The task:
Find and copy each line of the records where the string "that" shows up.

----------------------------------------

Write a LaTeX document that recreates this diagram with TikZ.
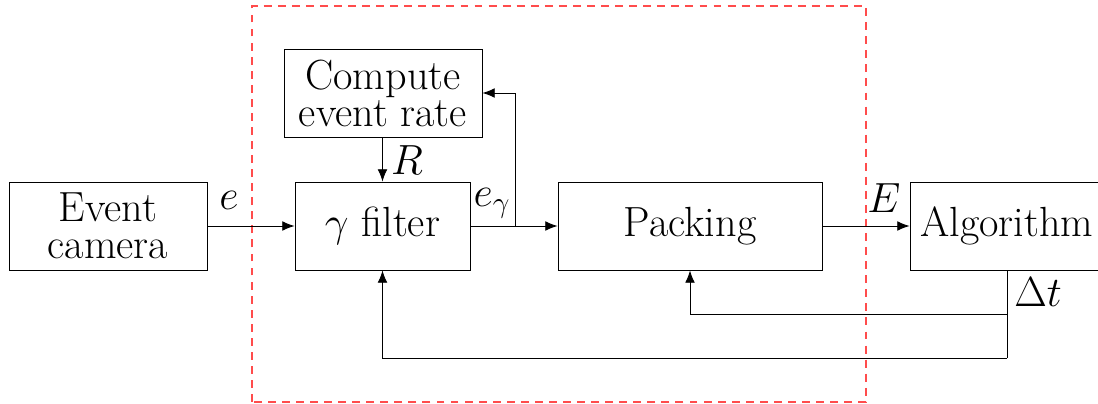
\documentclass[tikz,border=0pt]{standalone}
\usepackage{fix-cm}
\usetikzlibrary{arrows.meta}

\begin{document}
\begin{tikzpicture}[line width=0.5pt,
sysblock/.style={draw,rectangle,inner sep=0pt,minimum height=1.76cm,align=center,font=\fontsize{24}{21}\selectfont},
sigline/.style={-{Latex[length=7pt,width=5.5pt]}},
frame/.style={red!70,dash pattern=on 4.5pt off 3.5pt,line width=0.6pt},
siglabel/.style={font=\fontsize{24}{21}\selectfont}]

\useasboundingbox (0,-3.56) rectangle (21.96,4.52);

\draw[frame] (5.04,-3.52) rectangle (17.32,4.4);

\draw (2.16,0) node[sysblock,minimum width=3.96cm] (cam) {Event\\camera};
\draw (7.65,0) node[sysblock,minimum width=3.5cm] (filt) {$\gamma$ filter};
\draw (7.66,2.66) node[sysblock,minimum width=3.96cm] (rate) {Compute\\event rate};
\draw (13.8,0) node[sysblock,minimum width=5.28cm] (pack) {Packing};
\draw (20.14,0) node[sysblock,minimum width=3.88cm] (alg) {Algorithm};

\coordinate (fork) at (10.3,0);
\coordinate (dtA) at (20.14,-1.76);
\coordinate (dtB) at (20.14,-2.64);

\draw[sigline] (cam) -- (filt);
\draw[sigline] (filt) -- (pack);
\draw[sigline] (fork) |- (rate.east);
\draw[sigline] (rate.south -| filt.north) -- (filt);
\draw[sigline] (pack) -- (alg);
\draw (alg.south) -- (dtB);
\draw[sigline] (dtA) -| (pack.south);
\draw[sigline] (dtB) -| (filt.south);

\draw (4.58,0.52) node[siglabel] {$e$};
\draw (9.84,0.46) node[siglabel] {$e_\gamma$};
\draw (8.14,1.32) node[siglabel] {$R$};
\draw (17.68,0.56) node[siglabel] {$E$};
\draw (20.76,-1.32) node[siglabel] {$\Delta t$};

\end{tikzpicture}
\end{document}
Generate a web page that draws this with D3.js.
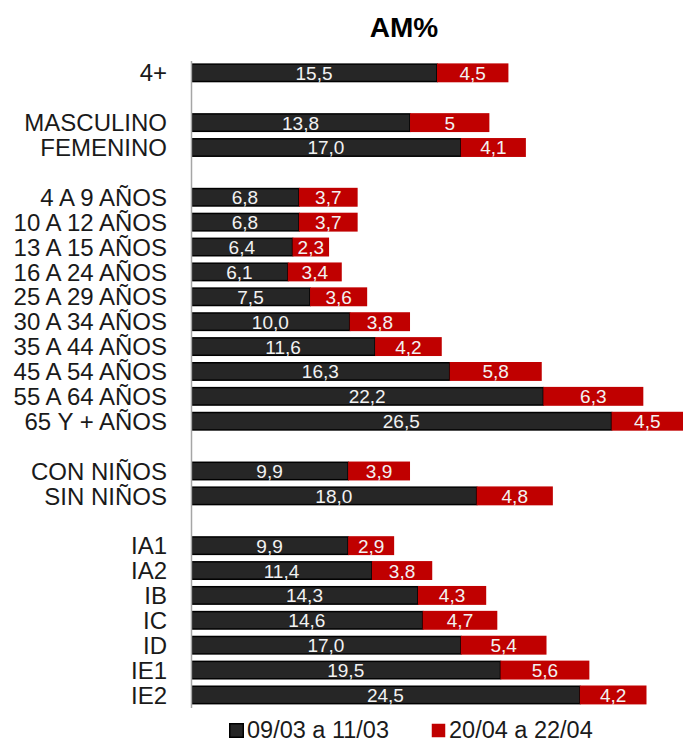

----------------------------------------

Solution to this task:
Write a LaTeX document that recreates this diagram with TikZ.
Generate a web page that draws this with D3.js.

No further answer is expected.